**STATED EXERCISE**
All the data must come back unchanged, except that pictures are left out.

··· SOURCE MATERIAL

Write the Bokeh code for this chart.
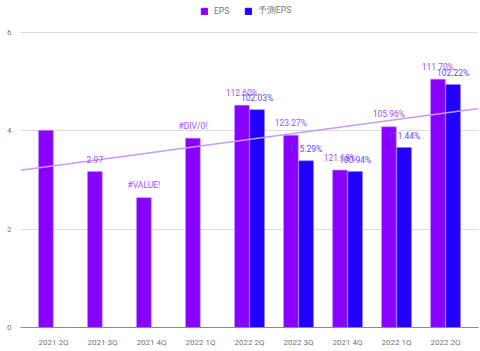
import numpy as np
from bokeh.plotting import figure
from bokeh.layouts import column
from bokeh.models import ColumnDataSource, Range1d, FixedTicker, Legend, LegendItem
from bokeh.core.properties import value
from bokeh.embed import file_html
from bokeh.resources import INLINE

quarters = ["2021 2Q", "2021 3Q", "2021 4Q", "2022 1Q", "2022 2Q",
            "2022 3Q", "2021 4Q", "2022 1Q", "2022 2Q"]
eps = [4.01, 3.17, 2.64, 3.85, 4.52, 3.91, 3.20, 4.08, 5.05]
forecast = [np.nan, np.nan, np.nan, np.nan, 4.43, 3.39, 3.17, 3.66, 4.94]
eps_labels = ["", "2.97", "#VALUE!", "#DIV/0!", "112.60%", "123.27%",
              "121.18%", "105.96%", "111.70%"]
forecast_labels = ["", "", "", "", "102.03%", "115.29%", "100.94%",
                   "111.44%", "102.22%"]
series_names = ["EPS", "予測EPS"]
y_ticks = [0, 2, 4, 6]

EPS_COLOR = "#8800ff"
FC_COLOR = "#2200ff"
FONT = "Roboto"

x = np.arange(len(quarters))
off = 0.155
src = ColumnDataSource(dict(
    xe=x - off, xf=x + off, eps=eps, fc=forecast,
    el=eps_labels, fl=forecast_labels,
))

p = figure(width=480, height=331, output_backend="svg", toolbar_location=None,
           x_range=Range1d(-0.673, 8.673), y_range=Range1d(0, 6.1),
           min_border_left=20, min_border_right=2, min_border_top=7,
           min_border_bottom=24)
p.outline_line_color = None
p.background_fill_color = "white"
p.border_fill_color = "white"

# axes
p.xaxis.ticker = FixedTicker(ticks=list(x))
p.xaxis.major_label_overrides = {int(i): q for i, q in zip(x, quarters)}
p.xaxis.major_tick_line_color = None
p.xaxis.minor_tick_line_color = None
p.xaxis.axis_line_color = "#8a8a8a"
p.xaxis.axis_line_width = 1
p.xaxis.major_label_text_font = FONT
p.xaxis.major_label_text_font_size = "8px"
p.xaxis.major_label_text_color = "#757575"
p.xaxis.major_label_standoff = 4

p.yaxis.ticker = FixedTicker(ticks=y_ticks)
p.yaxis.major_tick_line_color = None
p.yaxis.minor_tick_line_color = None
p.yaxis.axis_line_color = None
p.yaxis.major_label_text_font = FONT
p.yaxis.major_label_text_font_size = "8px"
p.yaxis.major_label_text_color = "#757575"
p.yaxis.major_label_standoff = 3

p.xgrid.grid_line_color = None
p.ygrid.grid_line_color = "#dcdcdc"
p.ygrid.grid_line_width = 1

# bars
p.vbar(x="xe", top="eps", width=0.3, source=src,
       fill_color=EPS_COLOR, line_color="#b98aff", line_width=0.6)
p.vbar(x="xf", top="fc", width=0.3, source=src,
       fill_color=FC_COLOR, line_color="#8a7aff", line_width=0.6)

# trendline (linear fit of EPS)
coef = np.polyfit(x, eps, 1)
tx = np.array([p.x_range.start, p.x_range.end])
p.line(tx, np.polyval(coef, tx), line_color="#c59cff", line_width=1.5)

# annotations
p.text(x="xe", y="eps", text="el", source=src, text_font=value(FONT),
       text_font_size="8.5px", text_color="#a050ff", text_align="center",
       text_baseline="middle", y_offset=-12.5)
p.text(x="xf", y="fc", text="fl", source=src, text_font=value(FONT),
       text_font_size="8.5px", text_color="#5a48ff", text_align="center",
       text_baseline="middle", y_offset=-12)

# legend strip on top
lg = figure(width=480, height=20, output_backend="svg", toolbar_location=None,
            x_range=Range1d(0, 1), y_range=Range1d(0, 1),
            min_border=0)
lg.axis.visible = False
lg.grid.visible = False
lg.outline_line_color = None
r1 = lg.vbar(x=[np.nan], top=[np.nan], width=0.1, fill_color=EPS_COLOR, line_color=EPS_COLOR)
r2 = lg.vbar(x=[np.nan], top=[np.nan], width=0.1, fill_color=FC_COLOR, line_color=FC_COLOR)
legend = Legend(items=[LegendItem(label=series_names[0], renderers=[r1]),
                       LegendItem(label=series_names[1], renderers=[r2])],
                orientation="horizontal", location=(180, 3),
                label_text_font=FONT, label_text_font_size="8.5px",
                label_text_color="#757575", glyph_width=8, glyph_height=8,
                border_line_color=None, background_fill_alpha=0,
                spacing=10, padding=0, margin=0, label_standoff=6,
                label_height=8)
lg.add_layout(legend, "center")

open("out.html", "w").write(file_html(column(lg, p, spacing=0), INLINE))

······

**RESULT**
Write the Bokeh code for this chart.
import numpy as np
from bokeh.plotting import figure
from bokeh.layouts import column
from bokeh.models import ColumnDataSource, Range1d, FixedTicker, Legend, LegendItem
from bokeh.core.properties import value
from bokeh.embed import file_html
from bokeh.resources import INLINE

quarters = ["2021 2Q", "2021 3Q", "2021 4Q", "2022 1Q", "2022 2Q",
            "2022 3Q", "2021 4Q", "2022 1Q", "2022 2Q"]
eps = [4.01, 3.17, 2.64, 3.85, 4.52, 3.91, 3.20, 4.08, 5.05]
forecast = [np.nan, np.nan, np.nan, np.nan, 4.43, 3.39, 3.17, 3.66, 4.94]
eps_labels = ["", "2.97", "#VALUE!", "#DIV/0!", "112.60%", "123.27%",
              "121.18%", "105.96%", "111.70%"]
forecast_labels = ["", "", "", "", "102.03%", "115.29%", "100.94%",
                   "111.44%", "102.22%"]
series_names = ["EPS", "予測EPS"]
y_ticks = [0, 2, 4, 6]

EPS_COLOR = "#8800ff"
FC_COLOR = "#2200ff"
FONT = "Roboto"

x = np.arange(len(quarters))
off = 0.155
src = ColumnDataSource(dict(
    xe=x - off, xf=x + off, eps=eps, fc=forecast,
    el=eps_labels, fl=forecast_labels,
))

p = figure(width=480, height=331, output_backend="svg", toolbar_location=None,
           x_range=Range1d(-0.673, 8.673), y_range=Range1d(0, 6.1),
           min_border_left=20, min_border_right=2, min_border_top=7,
           min_border_bottom=24)
p.outline_line_color = None
p.background_fill_color = "white"
p.border_fill_color = "white"

# axes
p.xaxis.ticker = FixedTicker(ticks=list(x))
p.xaxis.major_label_overrides = {int(i): q for i, q in zip(x, quarters)}
p.xaxis.major_tick_line_color = None
p.xaxis.minor_tick_line_color = None
p.xaxis.axis_line_color = "#8a8a8a"
p.xaxis.axis_line_width = 1
p.xaxis.major_label_text_font = FONT
p.xaxis.major_label_text_font_size = "8px"
p.xaxis.major_label_text_color = "#757575"
p.xaxis.major_label_standoff = 4

p.yaxis.ticker = FixedTicker(ticks=y_ticks)
p.yaxis.major_tick_line_color = None
p.yaxis.minor_tick_line_color = None
p.yaxis.axis_line_color = None
p.yaxis.major_label_text_font = FONT
p.yaxis.major_label_text_font_size = "8px"
p.yaxis.major_label_text_color = "#757575"
p.yaxis.major_label_standoff = 3

p.xgrid.grid_line_color = None
p.ygrid.grid_line_color = "#dcdcdc"
p.ygrid.grid_line_width = 1

# bars
p.vbar(x="xe", top="eps", width=0.3, source=src,
       fill_color=EPS_COLOR, line_color="#b98aff", line_width=0.6)
p.vbar(x="xf", top="fc", width=0.3, source=src,
       fill_color=FC_COLOR, line_color="#8a7aff", line_width=0.6)

# trendline (linear fit of EPS)
coef = np.polyfit(x, eps, 1)
tx = np.array([p.x_range.start, p.x_range.end])
p.line(tx, np.polyval(coef, tx), line_color="#c59cff", line_width=1.5)

# annotations
p.text(x="xe", y="eps", text="el", source=src, text_font=value(FONT),
       text_font_size="8.5px", text_color="#a050ff", text_align="center",
       text_baseline="middle", y_offset=-12.5)
p.text(x="xf", y="fc", text="fl", source=src, text_font=value(FONT),
       text_font_size="8.5px", text_color="#5a48ff", text_align="center",
       text_baseline="middle", y_offset=-12)

# legend strip on top
lg = figure(width=480, height=20, output_backend="svg", toolbar_location=None,
            x_range=Range1d(0, 1), y_range=Range1d(0, 1),
            min_border=0)
lg.axis.visible = False
lg.grid.visible = False
lg.outline_line_color = None
r1 = lg.vbar(x=[np.nan], top=[np.nan], width=0.1, fill_color=EPS_COLOR, line_color=EPS_COLOR)
r2 = lg.vbar(x=[np.nan], top=[np.nan], width=0.1, fill_color=FC_COLOR, line_color=FC_COLOR)
legend = Legend(items=[LegendItem(label=series_names[0], renderers=[r1]),
                       LegendItem(label=series_names[1], renderers=[r2])],
                orientation="horizontal", location=(180, 3),
                label_text_font=FONT, label_text_font_size="8.5px",
                label_text_color="#757575", glyph_width=8, glyph_height=8,
                border_line_color=None, background_fill_alpha=0,
                spacing=10, padding=0, margin=0, label_standoff=6,
                label_height=8)
lg.add_layout(legend, "center")

open("out.html", "w").write(file_html(column(lg, p, spacing=0), INLINE))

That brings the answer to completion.